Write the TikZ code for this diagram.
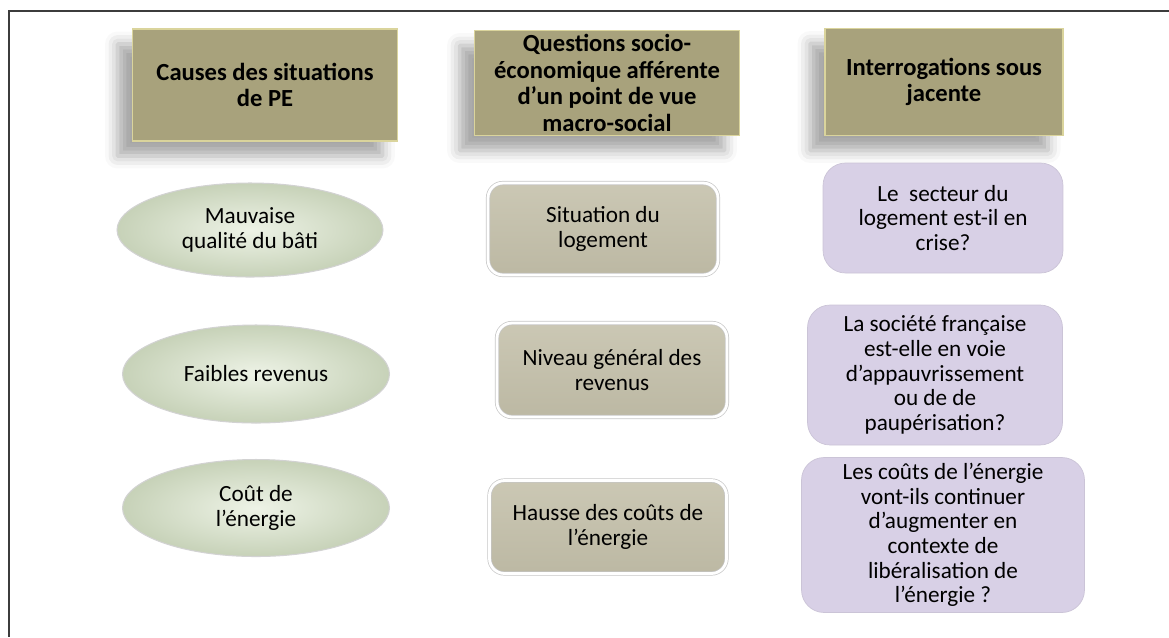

==

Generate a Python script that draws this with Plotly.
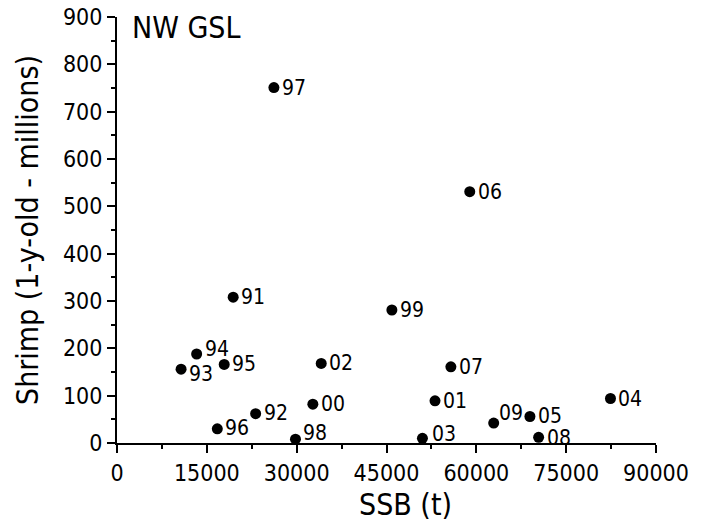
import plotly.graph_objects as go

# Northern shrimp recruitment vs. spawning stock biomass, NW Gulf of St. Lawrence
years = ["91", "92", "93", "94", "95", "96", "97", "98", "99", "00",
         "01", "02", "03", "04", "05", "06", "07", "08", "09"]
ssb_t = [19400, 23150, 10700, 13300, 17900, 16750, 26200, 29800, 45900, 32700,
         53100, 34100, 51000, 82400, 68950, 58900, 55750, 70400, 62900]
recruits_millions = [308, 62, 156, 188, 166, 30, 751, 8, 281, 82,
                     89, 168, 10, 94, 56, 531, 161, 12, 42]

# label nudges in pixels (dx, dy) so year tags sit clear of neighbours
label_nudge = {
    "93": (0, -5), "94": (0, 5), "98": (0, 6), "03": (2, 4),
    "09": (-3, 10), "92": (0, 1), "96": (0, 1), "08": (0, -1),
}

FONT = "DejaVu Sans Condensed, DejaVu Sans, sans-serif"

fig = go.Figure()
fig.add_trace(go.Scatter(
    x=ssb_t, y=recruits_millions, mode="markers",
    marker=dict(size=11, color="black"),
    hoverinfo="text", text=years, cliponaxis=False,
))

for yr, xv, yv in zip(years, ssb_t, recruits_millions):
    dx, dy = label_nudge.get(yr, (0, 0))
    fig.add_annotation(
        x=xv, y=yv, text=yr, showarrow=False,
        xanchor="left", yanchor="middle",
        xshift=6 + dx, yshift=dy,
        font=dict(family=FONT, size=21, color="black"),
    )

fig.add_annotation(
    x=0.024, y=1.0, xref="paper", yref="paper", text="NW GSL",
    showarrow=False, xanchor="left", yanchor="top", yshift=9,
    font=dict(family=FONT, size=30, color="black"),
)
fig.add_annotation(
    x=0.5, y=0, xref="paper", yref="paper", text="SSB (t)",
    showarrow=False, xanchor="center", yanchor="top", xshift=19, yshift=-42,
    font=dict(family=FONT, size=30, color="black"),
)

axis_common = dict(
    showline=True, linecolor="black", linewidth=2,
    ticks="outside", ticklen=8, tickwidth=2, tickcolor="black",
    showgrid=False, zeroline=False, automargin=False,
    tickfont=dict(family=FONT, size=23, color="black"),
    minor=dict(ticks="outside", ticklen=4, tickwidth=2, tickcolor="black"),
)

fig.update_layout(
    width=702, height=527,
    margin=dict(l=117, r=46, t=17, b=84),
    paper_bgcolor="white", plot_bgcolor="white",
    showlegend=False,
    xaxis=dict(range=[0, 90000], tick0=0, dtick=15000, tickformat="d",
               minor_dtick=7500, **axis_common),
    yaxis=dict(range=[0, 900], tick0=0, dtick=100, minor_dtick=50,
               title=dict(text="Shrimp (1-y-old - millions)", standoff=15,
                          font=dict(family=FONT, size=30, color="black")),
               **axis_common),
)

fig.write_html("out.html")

...

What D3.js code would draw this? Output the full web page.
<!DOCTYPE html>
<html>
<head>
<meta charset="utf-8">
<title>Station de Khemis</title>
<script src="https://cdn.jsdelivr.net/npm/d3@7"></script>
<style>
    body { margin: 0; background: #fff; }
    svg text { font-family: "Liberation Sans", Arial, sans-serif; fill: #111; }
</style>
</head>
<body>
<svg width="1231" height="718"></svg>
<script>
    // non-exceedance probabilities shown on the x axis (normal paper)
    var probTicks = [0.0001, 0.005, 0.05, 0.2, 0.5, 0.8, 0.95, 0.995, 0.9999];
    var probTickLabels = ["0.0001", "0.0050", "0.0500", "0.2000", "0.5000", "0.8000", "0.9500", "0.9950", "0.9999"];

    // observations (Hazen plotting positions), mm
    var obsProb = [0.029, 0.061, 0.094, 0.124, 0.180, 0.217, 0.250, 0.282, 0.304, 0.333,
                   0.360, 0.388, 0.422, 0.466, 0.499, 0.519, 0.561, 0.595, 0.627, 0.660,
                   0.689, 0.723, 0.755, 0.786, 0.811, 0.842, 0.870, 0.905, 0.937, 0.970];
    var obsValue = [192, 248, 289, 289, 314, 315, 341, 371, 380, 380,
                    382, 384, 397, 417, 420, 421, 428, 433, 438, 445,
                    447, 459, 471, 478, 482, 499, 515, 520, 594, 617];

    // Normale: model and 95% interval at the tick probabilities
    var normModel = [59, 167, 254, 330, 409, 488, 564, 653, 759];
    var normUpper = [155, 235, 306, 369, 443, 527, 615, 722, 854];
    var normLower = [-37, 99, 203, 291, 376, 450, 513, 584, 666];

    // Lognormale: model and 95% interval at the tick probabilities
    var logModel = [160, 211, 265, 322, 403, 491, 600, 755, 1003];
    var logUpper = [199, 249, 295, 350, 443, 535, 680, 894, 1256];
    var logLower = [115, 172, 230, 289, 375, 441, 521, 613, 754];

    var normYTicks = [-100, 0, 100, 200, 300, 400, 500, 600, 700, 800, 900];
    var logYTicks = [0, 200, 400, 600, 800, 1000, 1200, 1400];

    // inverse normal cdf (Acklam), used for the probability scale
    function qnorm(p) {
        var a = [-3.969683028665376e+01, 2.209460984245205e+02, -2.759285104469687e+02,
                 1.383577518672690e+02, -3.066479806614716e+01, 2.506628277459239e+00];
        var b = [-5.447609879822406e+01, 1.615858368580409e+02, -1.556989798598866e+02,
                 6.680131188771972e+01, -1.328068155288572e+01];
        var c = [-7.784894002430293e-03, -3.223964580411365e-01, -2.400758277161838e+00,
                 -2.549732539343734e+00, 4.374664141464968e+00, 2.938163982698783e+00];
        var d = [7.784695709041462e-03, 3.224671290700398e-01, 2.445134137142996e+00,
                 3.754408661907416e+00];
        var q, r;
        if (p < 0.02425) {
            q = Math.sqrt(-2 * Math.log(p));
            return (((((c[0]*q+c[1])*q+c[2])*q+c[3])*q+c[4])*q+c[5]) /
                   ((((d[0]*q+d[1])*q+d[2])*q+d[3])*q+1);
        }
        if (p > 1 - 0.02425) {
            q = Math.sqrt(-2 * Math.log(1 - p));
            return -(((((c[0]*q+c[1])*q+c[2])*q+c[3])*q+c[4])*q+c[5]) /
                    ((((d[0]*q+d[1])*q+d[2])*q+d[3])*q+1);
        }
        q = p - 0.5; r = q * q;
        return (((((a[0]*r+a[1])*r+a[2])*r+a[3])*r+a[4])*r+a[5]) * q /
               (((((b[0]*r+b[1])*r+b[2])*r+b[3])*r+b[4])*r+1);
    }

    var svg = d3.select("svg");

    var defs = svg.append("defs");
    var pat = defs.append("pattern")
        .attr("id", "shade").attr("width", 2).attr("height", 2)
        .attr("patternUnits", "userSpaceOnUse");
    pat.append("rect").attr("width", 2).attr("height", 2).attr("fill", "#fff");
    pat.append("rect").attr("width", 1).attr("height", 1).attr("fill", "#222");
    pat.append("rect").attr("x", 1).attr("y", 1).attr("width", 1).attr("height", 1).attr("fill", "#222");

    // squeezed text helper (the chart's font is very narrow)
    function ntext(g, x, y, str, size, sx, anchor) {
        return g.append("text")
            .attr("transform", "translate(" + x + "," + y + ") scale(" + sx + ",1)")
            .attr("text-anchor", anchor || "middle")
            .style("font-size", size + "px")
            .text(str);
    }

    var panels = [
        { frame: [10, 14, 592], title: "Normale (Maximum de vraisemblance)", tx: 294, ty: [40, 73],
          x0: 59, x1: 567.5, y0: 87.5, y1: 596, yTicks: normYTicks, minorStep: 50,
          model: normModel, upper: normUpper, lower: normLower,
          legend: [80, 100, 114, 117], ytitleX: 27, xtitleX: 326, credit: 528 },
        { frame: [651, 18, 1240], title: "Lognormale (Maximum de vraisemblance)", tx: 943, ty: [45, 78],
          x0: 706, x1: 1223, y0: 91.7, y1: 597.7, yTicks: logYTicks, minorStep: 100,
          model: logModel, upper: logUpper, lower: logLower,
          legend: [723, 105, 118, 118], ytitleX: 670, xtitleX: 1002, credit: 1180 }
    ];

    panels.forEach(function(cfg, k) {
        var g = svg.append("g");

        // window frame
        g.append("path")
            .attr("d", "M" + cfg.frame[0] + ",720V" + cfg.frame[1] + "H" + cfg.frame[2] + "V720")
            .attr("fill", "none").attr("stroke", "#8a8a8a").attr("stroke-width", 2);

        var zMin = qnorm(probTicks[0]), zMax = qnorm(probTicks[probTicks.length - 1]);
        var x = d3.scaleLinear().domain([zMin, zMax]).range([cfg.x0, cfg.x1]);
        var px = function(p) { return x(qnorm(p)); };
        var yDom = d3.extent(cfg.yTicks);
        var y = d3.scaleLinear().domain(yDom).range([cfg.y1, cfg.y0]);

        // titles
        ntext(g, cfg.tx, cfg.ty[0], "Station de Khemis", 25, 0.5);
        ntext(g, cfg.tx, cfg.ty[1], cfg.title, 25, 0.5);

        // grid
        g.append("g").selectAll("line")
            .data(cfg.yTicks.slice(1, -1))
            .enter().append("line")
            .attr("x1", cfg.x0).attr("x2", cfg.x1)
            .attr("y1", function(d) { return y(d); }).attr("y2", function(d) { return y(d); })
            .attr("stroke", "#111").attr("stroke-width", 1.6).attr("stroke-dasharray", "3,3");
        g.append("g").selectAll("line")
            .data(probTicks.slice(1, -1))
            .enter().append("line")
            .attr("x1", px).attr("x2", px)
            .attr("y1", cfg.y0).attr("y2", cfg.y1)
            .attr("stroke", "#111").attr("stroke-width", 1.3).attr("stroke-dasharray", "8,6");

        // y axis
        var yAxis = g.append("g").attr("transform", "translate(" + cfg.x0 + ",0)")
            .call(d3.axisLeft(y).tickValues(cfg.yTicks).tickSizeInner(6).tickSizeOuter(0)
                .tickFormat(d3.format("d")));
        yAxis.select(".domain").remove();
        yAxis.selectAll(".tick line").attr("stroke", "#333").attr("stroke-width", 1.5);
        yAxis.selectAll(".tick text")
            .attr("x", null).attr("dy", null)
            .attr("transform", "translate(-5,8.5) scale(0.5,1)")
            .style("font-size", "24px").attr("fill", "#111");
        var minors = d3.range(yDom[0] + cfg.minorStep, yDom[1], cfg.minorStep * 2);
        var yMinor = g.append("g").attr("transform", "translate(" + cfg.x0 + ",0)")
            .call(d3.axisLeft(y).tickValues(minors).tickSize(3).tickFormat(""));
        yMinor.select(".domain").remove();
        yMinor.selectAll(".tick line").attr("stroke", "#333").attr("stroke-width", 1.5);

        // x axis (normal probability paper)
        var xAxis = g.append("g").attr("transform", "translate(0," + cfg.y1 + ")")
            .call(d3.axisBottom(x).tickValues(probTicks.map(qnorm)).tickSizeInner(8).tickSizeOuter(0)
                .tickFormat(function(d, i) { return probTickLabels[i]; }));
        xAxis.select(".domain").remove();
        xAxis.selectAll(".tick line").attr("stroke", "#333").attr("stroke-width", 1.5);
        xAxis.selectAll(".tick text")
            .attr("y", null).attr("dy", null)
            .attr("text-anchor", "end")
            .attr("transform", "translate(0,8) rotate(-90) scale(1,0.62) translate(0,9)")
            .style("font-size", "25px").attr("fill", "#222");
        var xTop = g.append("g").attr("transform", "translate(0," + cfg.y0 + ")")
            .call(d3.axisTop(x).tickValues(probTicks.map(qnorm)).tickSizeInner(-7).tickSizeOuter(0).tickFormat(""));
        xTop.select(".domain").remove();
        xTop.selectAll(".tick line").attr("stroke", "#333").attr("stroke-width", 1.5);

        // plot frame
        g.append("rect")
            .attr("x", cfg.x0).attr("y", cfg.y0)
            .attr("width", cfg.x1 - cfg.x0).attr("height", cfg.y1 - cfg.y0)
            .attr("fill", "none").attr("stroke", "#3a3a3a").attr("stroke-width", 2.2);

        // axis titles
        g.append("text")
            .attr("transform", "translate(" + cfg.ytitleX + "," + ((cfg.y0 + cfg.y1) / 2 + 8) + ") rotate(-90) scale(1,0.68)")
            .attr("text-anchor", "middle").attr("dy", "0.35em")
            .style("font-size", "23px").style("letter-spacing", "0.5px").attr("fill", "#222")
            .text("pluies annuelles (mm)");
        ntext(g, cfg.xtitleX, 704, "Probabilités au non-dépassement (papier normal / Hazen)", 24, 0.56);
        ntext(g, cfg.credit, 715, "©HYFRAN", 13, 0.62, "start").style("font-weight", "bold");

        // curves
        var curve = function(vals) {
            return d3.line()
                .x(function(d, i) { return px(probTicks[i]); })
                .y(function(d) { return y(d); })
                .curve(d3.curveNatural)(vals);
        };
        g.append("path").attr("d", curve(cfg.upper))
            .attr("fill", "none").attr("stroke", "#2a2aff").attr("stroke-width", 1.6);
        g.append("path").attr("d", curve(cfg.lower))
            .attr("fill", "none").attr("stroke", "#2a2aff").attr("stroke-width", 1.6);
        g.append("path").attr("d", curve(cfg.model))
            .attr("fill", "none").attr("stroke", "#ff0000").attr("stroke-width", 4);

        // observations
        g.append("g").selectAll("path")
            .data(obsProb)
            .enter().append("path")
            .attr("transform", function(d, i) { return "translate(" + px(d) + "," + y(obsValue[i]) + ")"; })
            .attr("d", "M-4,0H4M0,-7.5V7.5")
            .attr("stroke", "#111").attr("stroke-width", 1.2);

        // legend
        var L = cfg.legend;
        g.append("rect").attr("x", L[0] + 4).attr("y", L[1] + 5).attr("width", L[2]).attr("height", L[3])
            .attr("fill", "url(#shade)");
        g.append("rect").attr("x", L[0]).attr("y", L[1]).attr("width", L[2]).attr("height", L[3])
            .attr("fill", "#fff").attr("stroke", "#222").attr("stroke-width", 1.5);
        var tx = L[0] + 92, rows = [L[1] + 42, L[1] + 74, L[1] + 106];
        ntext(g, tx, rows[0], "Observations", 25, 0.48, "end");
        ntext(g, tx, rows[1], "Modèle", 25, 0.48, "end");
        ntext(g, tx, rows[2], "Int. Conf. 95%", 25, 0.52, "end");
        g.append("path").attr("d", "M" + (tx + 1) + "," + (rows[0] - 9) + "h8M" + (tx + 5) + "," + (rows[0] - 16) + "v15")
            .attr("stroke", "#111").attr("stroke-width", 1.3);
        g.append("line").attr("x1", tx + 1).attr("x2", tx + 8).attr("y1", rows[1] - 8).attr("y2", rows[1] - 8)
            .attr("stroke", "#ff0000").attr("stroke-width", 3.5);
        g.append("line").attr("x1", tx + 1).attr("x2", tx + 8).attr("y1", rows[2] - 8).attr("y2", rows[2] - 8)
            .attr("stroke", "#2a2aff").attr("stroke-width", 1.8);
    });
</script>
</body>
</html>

#### [DIRECTIVE]
From the material above, reproduce only what runs from the line holding "Generate a Python" down to the line holding "import plotly.graph_objects as go", both included, pictures excluded.

#### [REPLY TO THE EXERCISE]
Generate a Python script that draws this with Plotly.
import plotly.graph_objects as go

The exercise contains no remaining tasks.